### Given task:
Transcribe the whole listing without a single picture.

>> BEGIN Source material

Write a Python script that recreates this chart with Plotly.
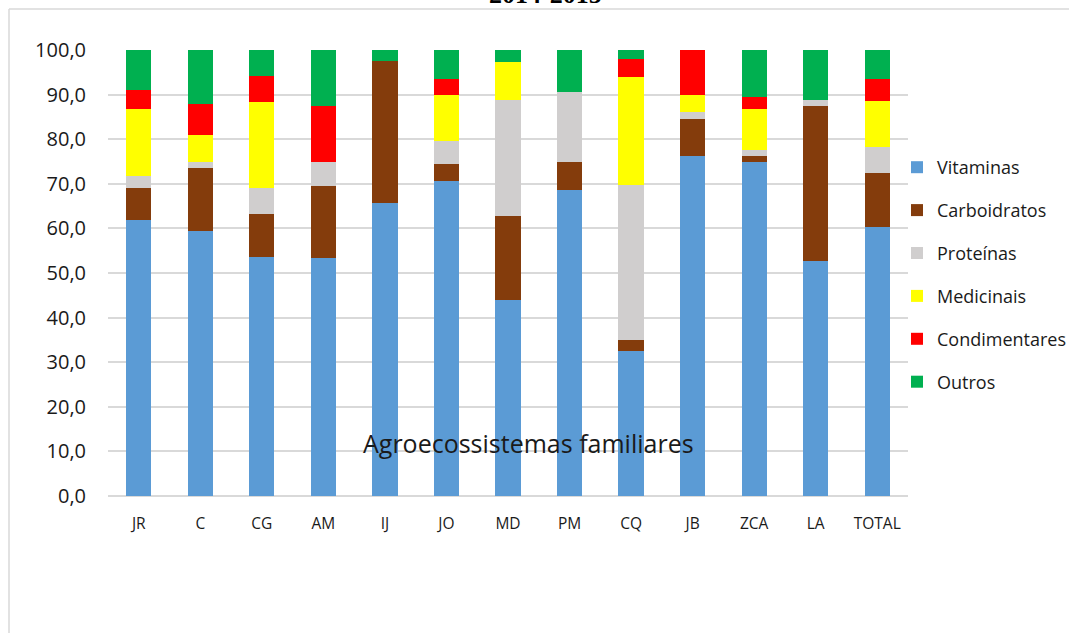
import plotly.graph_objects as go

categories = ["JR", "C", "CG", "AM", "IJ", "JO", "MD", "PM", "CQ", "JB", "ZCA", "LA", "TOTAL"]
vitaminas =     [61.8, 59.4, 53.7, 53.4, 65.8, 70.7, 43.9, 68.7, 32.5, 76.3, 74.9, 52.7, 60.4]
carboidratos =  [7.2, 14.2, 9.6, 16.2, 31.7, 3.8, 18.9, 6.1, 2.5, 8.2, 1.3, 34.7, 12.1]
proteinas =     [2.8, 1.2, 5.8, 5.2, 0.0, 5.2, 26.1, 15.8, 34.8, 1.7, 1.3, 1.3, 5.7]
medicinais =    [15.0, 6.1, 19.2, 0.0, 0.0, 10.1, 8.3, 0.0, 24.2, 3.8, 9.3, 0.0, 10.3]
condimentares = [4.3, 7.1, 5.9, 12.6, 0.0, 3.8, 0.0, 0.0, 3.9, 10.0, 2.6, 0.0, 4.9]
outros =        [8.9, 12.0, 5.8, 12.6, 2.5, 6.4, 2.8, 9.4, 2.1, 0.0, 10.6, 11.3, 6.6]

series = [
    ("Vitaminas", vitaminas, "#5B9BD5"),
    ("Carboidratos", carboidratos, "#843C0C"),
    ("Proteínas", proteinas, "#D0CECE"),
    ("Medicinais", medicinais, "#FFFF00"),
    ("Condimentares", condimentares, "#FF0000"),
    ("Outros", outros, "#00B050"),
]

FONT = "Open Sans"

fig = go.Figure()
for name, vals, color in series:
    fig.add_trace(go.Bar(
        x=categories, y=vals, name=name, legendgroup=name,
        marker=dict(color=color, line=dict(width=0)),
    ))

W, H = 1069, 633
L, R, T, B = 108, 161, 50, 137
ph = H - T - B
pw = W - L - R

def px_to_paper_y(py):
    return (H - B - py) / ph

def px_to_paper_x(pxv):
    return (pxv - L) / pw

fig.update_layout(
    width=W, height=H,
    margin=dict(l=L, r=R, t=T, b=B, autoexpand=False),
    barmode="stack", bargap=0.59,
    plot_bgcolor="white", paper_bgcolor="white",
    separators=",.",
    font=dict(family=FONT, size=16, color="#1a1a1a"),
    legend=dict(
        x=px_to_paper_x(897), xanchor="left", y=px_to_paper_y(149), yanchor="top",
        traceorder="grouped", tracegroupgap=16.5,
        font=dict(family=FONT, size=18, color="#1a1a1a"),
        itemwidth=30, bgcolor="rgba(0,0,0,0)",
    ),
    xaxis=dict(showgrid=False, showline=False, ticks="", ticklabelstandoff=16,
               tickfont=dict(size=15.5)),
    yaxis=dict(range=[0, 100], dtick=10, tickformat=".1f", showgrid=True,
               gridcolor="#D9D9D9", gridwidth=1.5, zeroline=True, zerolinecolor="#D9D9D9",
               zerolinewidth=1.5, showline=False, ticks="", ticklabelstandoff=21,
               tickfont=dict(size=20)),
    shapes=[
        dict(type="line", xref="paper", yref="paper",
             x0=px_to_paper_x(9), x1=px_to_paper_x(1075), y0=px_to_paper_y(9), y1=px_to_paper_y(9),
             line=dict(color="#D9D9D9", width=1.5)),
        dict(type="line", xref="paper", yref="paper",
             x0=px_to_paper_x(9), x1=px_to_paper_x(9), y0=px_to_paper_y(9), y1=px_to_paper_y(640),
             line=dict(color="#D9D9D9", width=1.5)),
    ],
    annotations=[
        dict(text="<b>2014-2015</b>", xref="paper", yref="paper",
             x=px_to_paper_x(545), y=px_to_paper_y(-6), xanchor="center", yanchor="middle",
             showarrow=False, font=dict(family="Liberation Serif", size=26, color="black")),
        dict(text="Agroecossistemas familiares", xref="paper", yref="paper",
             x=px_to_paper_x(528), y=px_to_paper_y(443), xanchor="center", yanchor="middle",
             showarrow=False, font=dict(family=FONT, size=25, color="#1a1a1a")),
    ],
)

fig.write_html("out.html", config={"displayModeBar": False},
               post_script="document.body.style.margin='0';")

>> END Source material

### Worked solution:
Write a Python script that recreates this chart with Plotly.
import plotly.graph_objects as go

categories = ["JR", "C", "CG", "AM", "IJ", "JO", "MD", "PM", "CQ", "JB", "ZCA", "LA", "TOTAL"]
vitaminas =     [61.8, 59.4, 53.7, 53.4, 65.8, 70.7, 43.9, 68.7, 32.5, 76.3, 74.9, 52.7, 60.4]
carboidratos =  [7.2, 14.2, 9.6, 16.2, 31.7, 3.8, 18.9, 6.1, 2.5, 8.2, 1.3, 34.7, 12.1]
proteinas =     [2.8, 1.2, 5.8, 5.2, 0.0, 5.2, 26.1, 15.8, 34.8, 1.7, 1.3, 1.3, 5.7]
medicinais =    [15.0, 6.1, 19.2, 0.0, 0.0, 10.1, 8.3, 0.0, 24.2, 3.8, 9.3, 0.0, 10.3]
condimentares = [4.3, 7.1, 5.9, 12.6, 0.0, 3.8, 0.0, 0.0, 3.9, 10.0, 2.6, 0.0, 4.9]
outros =        [8.9, 12.0, 5.8, 12.6, 2.5, 6.4, 2.8, 9.4, 2.1, 0.0, 10.6, 11.3, 6.6]

series = [
    ("Vitaminas", vitaminas, "#5B9BD5"),
    ("Carboidratos", carboidratos, "#843C0C"),
    ("Proteínas", proteinas, "#D0CECE"),
    ("Medicinais", medicinais, "#FFFF00"),
    ("Condimentares", condimentares, "#FF0000"),
    ("Outros", outros, "#00B050"),
]

FONT = "Open Sans"

fig = go.Figure()
for name, vals, color in series:
    fig.add_trace(go.Bar(
        x=categories, y=vals, name=name, legendgroup=name,
        marker=dict(color=color, line=dict(width=0)),
    ))

W, H = 1069, 633
L, R, T, B = 108, 161, 50, 137
ph = H - T - B
pw = W - L - R

def px_to_paper_y(py):
    return (H - B - py) / ph

def px_to_paper_x(pxv):
    return (pxv - L) / pw

fig.update_layout(
    width=W, height=H,
    margin=dict(l=L, r=R, t=T, b=B, autoexpand=False),
    barmode="stack", bargap=0.59,
    plot_bgcolor="white", paper_bgcolor="white",
    separators=",.",
    font=dict(family=FONT, size=16, color="#1a1a1a"),
    legend=dict(
        x=px_to_paper_x(897), xanchor="left", y=px_to_paper_y(149), yanchor="top",
        traceorder="grouped", tracegroupgap=16.5,
        font=dict(family=FONT, size=18, color="#1a1a1a"),
        itemwidth=30, bgcolor="rgba(0,0,0,0)",
    ),
    xaxis=dict(showgrid=False, showline=False, ticks="", ticklabelstandoff=16,
               tickfont=dict(size=15.5)),
    yaxis=dict(range=[0, 100], dtick=10, tickformat=".1f", showgrid=True,
               gridcolor="#D9D9D9", gridwidth=1.5, zeroline=True, zerolinecolor="#D9D9D9",
               zerolinewidth=1.5, showline=False, ticks="", ticklabelstandoff=21,
               tickfont=dict(size=20)),
    shapes=[
        dict(type="line", xref="paper", yref="paper",
             x0=px_to_paper_x(9), x1=px_to_paper_x(1075), y0=px_to_paper_y(9), y1=px_to_paper_y(9),
             line=dict(color="#D9D9D9", width=1.5)),
        dict(type="line", xref="paper", yref="paper",
             x0=px_to_paper_x(9), x1=px_to_paper_x(9), y0=px_to_paper_y(9), y1=px_to_paper_y(640),
             line=dict(color="#D9D9D9", width=1.5)),
    ],
    annotations=[
        dict(text="<b>2014-2015</b>", xref="paper", yref="paper",
             x=px_to_paper_x(545), y=px_to_paper_y(-6), xanchor="center", yanchor="middle",
             showarrow=False, font=dict(family="Liberation Serif", size=26, color="black")),
        dict(text="Agroecossistemas familiares", xref="paper", yref="paper",
             x=px_to_paper_x(528), y=px_to_paper_y(443), xanchor="center", yanchor="middle",
             showarrow=False, font=dict(family=FONT, size=25, color="#1a1a1a")),
    ],
)

fig.write_html("out.html", config={"displayModeBar": False},
               post_script="document.body.style.margin='0';")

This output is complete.